A wine that can be perplexing to taste is the 1982 Léoville Las Cases. I purchased a good bit of this wine as a wine future in 1983, and rated it 100 points early on. But I have rarely had a bottle from my own cellar that performed that well. Two recent examples, this one and one in Asia, were clearly as profound and compelling as any Léoville Las Cases could ever be. At this dinner I had several glasses from different bottles, and the wine was always extraordinary with a dense purple color that is just beginning to lighten at the edge, and lots of lead pencil, sweet black and red currant, cherry, dusty loamy soil, new saddle leather and spice box characteristics. This full-bodied, opulent, rich 1982 is a killer example of Las Cases. Virtually all of the bottles from my cellar still display a tannic, firm grip and have not performed this well.
As I wrote earlier this year, the 1982 Léoville Las Cases is one of the least evolved wines of the vintage, and this impeccably conserved ex-château bottle was, if anything, even more youthful still. Retaining a saturated ruby-black hue at age 40, it unwinds in the glass with aromas of cassis and other dark fruits mingled with notions of pencil shavings and loamy soil. On the palate, it's full-bodied, broad-shouldered and muscular, with an ample core of fruit framed by voluminous, powdery tannins. Rich and concentrated, with an expansive, comparatively low-acid profile, it comes into its own with extended aeration—and with food.

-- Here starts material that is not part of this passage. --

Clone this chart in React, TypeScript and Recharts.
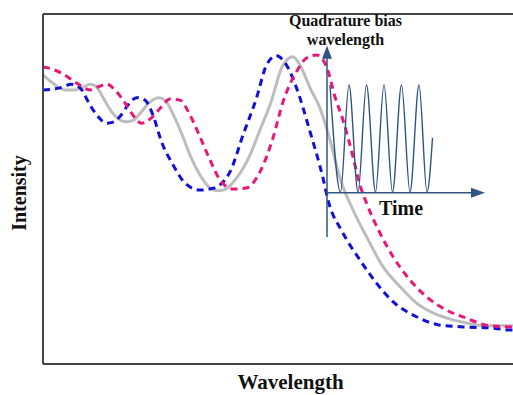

Gentle bricking around the edges of the glass, rose petals and campfire smoke on the first nose. Elegance personified, the tannins are so fine and the overall body so fresh, that it explains right there in the glass why St Julien is loved world over. Las Cases can almost be Pauillac-like when young, but as it ages it reconnects with its St Julien character, and here it shows freshly tilled earth, loam, truffles. Very much on its drinking plateau, but the kind of wine that will quietly, unobtrusively deliver for the next two decades or more. gold, no question. Slight deposit thrown, so suggest carafing, but for the first few hours after opening I would simply let stand. 50% new oak. Michel Delon owner.

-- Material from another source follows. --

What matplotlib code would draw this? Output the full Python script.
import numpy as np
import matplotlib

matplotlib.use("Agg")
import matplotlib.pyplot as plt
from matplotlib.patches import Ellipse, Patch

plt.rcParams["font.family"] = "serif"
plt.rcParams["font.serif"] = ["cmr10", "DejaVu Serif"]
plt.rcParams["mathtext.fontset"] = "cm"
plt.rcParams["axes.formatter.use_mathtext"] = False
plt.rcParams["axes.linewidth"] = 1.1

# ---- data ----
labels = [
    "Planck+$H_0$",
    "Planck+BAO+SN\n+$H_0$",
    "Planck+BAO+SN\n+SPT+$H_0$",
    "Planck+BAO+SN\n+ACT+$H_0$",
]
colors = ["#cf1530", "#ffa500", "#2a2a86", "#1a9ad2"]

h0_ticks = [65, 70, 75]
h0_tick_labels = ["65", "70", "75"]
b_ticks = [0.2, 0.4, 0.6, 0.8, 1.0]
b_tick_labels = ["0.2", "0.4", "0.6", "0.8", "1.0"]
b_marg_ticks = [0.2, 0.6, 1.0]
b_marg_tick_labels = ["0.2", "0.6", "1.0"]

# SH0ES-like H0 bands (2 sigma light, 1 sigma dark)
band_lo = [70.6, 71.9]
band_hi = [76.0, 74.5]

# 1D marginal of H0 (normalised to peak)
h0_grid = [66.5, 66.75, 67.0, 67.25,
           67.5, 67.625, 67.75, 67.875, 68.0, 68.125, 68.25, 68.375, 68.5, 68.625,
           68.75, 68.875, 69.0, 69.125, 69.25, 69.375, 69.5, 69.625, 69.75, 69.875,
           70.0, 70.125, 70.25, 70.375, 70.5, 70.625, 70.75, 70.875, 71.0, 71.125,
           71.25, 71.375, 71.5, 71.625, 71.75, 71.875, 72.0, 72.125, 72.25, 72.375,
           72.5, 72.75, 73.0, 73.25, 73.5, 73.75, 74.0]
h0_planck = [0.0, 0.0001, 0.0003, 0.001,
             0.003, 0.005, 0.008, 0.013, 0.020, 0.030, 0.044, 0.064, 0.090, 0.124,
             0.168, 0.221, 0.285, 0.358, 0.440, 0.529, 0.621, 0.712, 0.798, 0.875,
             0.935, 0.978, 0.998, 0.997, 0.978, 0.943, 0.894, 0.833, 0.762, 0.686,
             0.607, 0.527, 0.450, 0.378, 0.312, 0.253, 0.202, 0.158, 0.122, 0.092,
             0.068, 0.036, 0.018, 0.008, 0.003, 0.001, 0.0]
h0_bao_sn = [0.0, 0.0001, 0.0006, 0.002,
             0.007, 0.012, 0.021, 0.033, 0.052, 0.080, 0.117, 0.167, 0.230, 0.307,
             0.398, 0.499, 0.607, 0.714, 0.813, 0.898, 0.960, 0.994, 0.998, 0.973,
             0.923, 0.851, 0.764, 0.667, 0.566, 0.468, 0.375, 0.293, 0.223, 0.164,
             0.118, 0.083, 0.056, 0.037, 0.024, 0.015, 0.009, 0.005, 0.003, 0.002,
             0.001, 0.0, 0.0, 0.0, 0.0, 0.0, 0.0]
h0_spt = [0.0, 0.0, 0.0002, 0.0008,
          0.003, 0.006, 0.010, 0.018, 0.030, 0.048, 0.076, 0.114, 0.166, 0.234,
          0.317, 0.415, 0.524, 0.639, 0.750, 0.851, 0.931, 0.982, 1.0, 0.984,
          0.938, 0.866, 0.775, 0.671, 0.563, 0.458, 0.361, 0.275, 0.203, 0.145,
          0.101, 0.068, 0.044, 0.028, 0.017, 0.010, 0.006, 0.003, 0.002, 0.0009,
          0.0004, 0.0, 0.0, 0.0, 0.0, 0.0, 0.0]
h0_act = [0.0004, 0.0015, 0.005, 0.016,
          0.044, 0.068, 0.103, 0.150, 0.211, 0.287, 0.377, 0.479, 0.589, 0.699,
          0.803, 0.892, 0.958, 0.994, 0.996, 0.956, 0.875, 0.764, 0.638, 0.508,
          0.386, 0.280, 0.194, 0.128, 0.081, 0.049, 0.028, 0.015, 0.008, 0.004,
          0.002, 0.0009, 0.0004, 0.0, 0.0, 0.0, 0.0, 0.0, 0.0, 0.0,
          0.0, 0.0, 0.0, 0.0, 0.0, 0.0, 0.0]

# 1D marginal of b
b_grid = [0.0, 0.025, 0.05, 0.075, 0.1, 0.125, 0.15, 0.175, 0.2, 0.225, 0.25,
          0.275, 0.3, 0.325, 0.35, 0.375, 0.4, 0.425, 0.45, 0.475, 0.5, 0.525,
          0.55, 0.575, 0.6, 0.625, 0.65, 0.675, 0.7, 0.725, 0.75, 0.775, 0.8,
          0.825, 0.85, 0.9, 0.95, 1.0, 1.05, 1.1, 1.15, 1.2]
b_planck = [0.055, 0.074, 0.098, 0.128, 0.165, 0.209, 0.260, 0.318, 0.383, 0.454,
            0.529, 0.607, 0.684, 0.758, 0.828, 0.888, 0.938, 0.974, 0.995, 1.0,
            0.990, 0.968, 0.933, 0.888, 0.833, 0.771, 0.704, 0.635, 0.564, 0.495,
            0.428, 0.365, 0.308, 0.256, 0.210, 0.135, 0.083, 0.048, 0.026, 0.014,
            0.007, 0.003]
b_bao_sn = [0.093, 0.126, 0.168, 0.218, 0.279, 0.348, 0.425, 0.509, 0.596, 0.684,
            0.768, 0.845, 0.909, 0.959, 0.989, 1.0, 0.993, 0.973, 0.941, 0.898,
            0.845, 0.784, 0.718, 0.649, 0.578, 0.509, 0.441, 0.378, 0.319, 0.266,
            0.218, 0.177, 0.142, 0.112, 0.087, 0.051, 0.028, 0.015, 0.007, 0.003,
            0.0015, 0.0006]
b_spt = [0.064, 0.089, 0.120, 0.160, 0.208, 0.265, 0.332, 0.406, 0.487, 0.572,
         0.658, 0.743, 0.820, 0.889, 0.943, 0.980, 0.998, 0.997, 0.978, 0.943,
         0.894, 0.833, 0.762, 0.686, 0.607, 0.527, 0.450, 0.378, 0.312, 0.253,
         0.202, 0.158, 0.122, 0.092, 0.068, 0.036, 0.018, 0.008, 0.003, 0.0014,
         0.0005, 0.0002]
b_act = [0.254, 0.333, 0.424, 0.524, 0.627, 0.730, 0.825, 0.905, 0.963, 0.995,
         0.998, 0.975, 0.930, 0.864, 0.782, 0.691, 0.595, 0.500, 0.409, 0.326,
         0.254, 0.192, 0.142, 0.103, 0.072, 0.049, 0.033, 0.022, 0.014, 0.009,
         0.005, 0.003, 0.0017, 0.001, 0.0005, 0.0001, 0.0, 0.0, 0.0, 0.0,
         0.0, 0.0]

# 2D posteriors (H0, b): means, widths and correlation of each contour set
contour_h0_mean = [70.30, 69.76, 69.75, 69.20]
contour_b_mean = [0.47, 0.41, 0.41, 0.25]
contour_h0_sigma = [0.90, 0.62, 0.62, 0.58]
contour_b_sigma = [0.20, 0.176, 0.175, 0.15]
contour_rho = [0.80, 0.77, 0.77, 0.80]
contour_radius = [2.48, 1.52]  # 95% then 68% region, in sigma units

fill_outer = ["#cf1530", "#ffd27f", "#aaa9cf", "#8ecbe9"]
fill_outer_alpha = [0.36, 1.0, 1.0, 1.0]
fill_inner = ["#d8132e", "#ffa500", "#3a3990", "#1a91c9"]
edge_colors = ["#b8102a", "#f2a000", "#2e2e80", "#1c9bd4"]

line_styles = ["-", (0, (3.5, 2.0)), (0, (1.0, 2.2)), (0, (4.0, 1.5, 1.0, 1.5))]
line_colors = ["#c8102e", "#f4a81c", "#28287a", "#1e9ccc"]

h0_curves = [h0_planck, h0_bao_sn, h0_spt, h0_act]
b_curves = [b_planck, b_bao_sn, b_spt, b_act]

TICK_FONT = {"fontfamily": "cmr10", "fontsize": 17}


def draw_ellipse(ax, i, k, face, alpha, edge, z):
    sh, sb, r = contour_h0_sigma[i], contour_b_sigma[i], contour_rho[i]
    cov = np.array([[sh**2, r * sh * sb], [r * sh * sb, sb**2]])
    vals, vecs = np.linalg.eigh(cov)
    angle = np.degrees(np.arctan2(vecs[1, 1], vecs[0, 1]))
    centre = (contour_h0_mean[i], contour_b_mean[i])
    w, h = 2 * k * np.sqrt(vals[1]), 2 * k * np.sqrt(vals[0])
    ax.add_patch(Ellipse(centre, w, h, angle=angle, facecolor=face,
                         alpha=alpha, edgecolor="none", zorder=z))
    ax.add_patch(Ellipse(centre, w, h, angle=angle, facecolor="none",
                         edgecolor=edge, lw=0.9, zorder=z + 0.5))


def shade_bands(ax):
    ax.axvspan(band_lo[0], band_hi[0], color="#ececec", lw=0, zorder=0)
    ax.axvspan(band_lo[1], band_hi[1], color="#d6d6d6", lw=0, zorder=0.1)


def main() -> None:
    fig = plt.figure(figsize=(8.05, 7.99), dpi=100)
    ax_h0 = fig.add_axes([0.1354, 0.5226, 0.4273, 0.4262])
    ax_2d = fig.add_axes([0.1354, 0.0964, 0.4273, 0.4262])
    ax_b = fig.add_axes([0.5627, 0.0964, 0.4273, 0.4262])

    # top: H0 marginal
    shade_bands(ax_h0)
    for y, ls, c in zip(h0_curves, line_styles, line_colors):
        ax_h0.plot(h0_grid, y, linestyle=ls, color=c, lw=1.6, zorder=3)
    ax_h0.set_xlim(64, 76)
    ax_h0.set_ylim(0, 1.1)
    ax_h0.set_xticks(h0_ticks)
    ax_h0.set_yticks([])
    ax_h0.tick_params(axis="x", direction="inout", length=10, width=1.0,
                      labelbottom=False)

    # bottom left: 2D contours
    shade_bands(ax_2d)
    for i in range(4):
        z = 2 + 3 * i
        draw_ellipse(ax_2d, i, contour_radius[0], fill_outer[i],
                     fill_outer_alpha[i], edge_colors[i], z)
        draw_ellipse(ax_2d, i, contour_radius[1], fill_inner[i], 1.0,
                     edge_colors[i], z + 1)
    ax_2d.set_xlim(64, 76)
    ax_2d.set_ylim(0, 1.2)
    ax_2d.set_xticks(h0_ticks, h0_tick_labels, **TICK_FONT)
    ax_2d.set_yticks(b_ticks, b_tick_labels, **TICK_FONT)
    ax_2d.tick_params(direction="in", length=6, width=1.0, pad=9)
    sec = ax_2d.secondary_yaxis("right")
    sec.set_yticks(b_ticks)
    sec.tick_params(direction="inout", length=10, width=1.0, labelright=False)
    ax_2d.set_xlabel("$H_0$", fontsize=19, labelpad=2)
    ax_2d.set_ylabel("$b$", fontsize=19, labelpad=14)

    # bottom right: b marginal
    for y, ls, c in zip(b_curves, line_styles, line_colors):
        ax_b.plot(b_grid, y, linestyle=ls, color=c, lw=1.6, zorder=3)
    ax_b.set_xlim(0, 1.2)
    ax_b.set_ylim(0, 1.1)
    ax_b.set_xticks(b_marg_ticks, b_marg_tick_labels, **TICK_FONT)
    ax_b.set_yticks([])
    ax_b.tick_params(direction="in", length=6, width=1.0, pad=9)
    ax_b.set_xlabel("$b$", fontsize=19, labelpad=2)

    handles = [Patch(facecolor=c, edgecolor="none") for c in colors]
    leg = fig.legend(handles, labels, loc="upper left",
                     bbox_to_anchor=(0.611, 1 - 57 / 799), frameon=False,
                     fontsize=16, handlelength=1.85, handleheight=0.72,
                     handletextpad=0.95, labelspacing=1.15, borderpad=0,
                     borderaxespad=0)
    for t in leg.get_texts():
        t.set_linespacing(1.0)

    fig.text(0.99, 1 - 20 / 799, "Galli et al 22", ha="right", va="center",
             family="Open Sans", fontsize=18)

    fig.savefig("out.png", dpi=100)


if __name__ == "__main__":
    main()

Tasted at the domaine, the 1982 Leoville Las Cases is just about pure perfection, and while certainly mature, it has plenty of life ahead of it. Thrilling notes of blackcurrants, kirsch, tobacco leaf, cedar box, menthol, and exotic spices all emerge from this seamless, powerful yet magically elegant Leoville Las Cases. Opening up in the glass, with a smoky, singular character, it's an incredible wine from this terroir that has an almost Latour-like regal quality. It should continue drinking well for another 10-15 years and I'm sure will keep even longer.
I have had perfect bottles of this cuvee, but, perplexingly, the bottles from my cellar tend to be broodingly backward and require plenty of coaxing. This huge wine is, in many ways, just as massive as Leoville Barton, but it possesses a greater degree of elegance as well as unreal concentration. Classic lead pencil, cassis, kirsch, cedar, and spice characteristics are abundant in both the nose and full-bodied flavors. The tannins are still there, and, at least from my cellar, this 1982 does not appear to have changed much in the last 10-12 years. One wonders how much patience admirers of this brilliant St.-Julien will continue to exhibit. Anticipated maturity: 2020-2050.

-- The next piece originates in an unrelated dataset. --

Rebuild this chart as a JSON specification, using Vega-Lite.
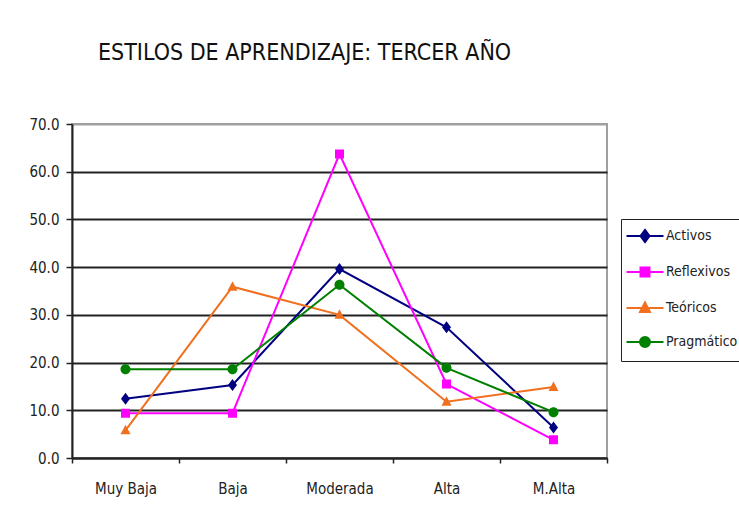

Still stubbornly backward, yet beginning to budge from its pre-adolescent stage, this dense, murky ruby/purple-colored wine offers up notes of graphite, sweet caramel, black cherry jam, cassis and minerals. The nose takes some coaxing and the decanting of 22-4 hours prior to service is highly recommended. For such a low-acid wine, it is huge, well delineated, extremely concentrated, and surprisingly fresh. Perhaps because I lean more toward the hedonistic view of wine than the late Michel Delon, I have always preferred this to the 1986, but the truth is that any lover of classic Médoc should have both vintages in their cellars as they represent perfection in the glass. This wine has monstrous levels of glycerin, extract, and density, but still seems very youthful and tastes more like a 7- to 8-year-old Bordeaux than one that is past its 20th birthday. A monumental effort.
Tasted three times over a two month period, this youthful yet profoundly complex wine gets my nod as the finest Leoville-Las-Cases ever made. It reveals massive proportions yet extraordinary purity, elegance, and balance. This dense ruby/purple-colored 1982 still looks and tastes as if it were 5-8 years old.
The nose offers up blazingly well-delineated, pure aromas of creme de cassis, cherry jam, minerals, and toasty new oak. This unctuously-textured, gorgeously rich, pure, super-concentrated, low acid effort concludes with a 45+ second finish. There is still tannin to shed in this unbelievably fresh, lively, full-bodied, vibrant wine. Anticipated maturity: 2006-2035.